Request
Your task is to retype, word for word, the lines from the start of the data through the line holding "Sans Narrow, Arial". Do not include the pictures.

**** Dataset section ****

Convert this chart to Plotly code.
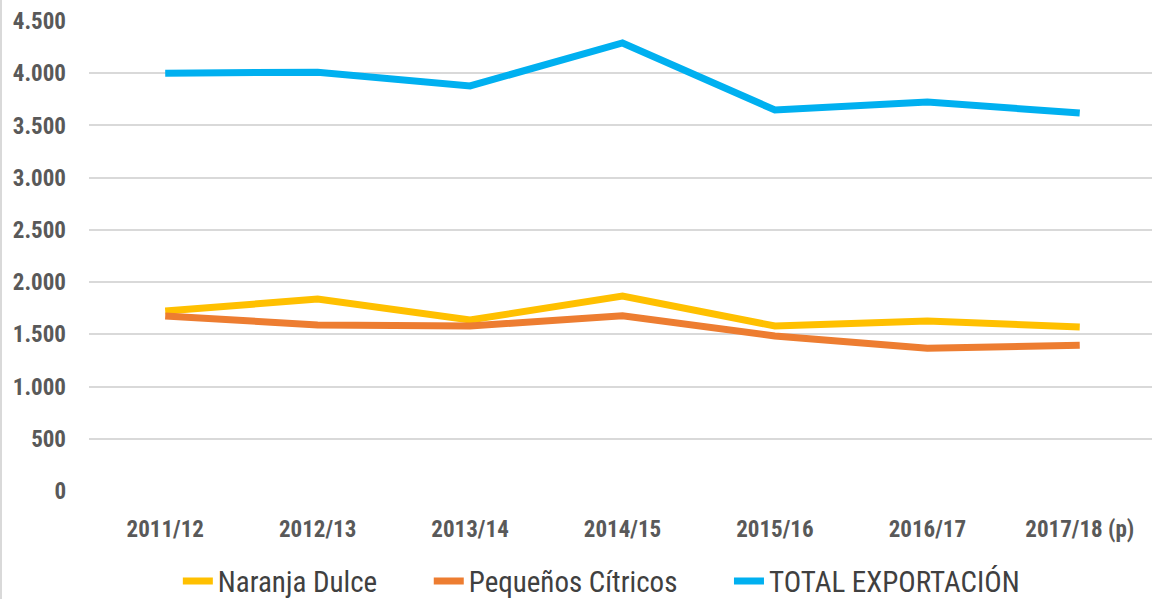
import plotly.graph_objects as go

categories = ["2011/12", "2012/13", "2013/14", "2014/15", "2015/16", "2016/17", "2017/18 (p)"]
naranja_dulce = [1723, 1838, 1637, 1867, 1580, 1628, 1570]
pequenos_citricos = [1676, 1589, 1580, 1678, 1484, 1366, 1395]
total_exportacion = [4000, 4010, 3878, 4290, 3648, 3725, 3619]
y_ticks = [0, 500, 1000, 1500, 2000, 2500, 3000, 3500, 4000, 4500]
y_tick_labels = ["0", "500", "1.000", "1.500", "2.000", "2.500", "3.000", "3.500", "4.000", "4.500"]

FONT = "Liberation Sans Narrow, Arial Narrow, Roboto Condensed, DejaVu Sans Condensed, sans-serif"

fig = go.Figure()
series = [
    ("Naranja Dulce", naranja_dulce, "#FFC000"),
    ("Pequeños Cítricos", pequenos_citricos, "#ED7D31"),
    ("TOTAL EXPORTACIÓN", total_exportacion, "#00B0F0"),
]
pad = "\u00a0" * 7
for i, (name, vals, col) in enumerate(series):
    fig.add_trace(go.Scatter(
        x=list(range(len(categories))), y=vals,
        name=name + (pad if i < len(series) - 1 else ""), mode="lines",
        line=dict(color=col, width=7), hoverinfo="skip",
    ))

fig.update_layout(
    width=1152, height=599,
    margin=dict(l=89, r=0, t=21, b=108, autoexpand=False),
    paper_bgcolor="white", plot_bgcolor="white",
    showlegend=True,
    legend=dict(
        orientation="h", xref="container", yref="container",
        x=0.522, xanchor="center", y=0.03, yanchor="middle",
        font=dict(family=FONT, size=29, color="#404040"),
        itemwidth=30, tracegroupgap=0,
    ),
    xaxis=dict(
        range=[-0.5, 6.474], automargin=False,
        tickmode="array", tickvals=list(range(len(categories))), ticktext=categories,
        showgrid=False, zeroline=False, showline=False, ticks="",
        tickfont=dict(family=FONT, size=23, color="#595959", weight="bold"),
        ticklabelstandoff=22,
    ),
    yaxis=dict(
        range=[0, 4500], automargin=False,
        tickmode="array", tickvals=y_ticks, ticktext=y_tick_labels,
        showgrid=True, gridcolor="#D9D9D9", gridwidth=1.5,
        zeroline=False, showline=False, ticks="",
        tickfont=dict(family=FONT, size=23, color="#595959", weight="bold"),
        ticklabelstandoff=22,
    ),
    shapes=[dict(type="line", xref="paper", yref="paper", x0=-88/1063, x1=-88/1063,
                 y0=-108/470, y1=1 + 21/470, line=dict(color="#D9D9D9", width=2))],
)

fig.write_html(
    "out.html",
    config={"displayModeBar": False},
    post_script="document.body.style.margin='0';document.body.style.overflow='hidden';",
)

****

Task solution
Convert this chart to Plotly code.
import plotly.graph_objects as go

categories = ["2011/12", "2012/13", "2013/14", "2014/15", "2015/16", "2016/17", "2017/18 (p)"]
naranja_dulce = [1723, 1838, 1637, 1867, 1580, 1628, 1570]
pequenos_citricos = [1676, 1589, 1580, 1678, 1484, 1366, 1395]
total_exportacion = [4000, 4010, 3878, 4290, 3648, 3725, 3619]
y_ticks = [0, 500, 1000, 1500, 2000, 2500, 3000, 3500, 4000, 4500]
y_tick_labels = ["0", "500", "1.000", "1.500", "2.000", "2.500", "3.000", "3.500", "4.000", "4.500"]

FONT = "Liberation Sans Narrow, Arial Narrow, Roboto Condensed, DejaVu Sans Condensed, sans-serif"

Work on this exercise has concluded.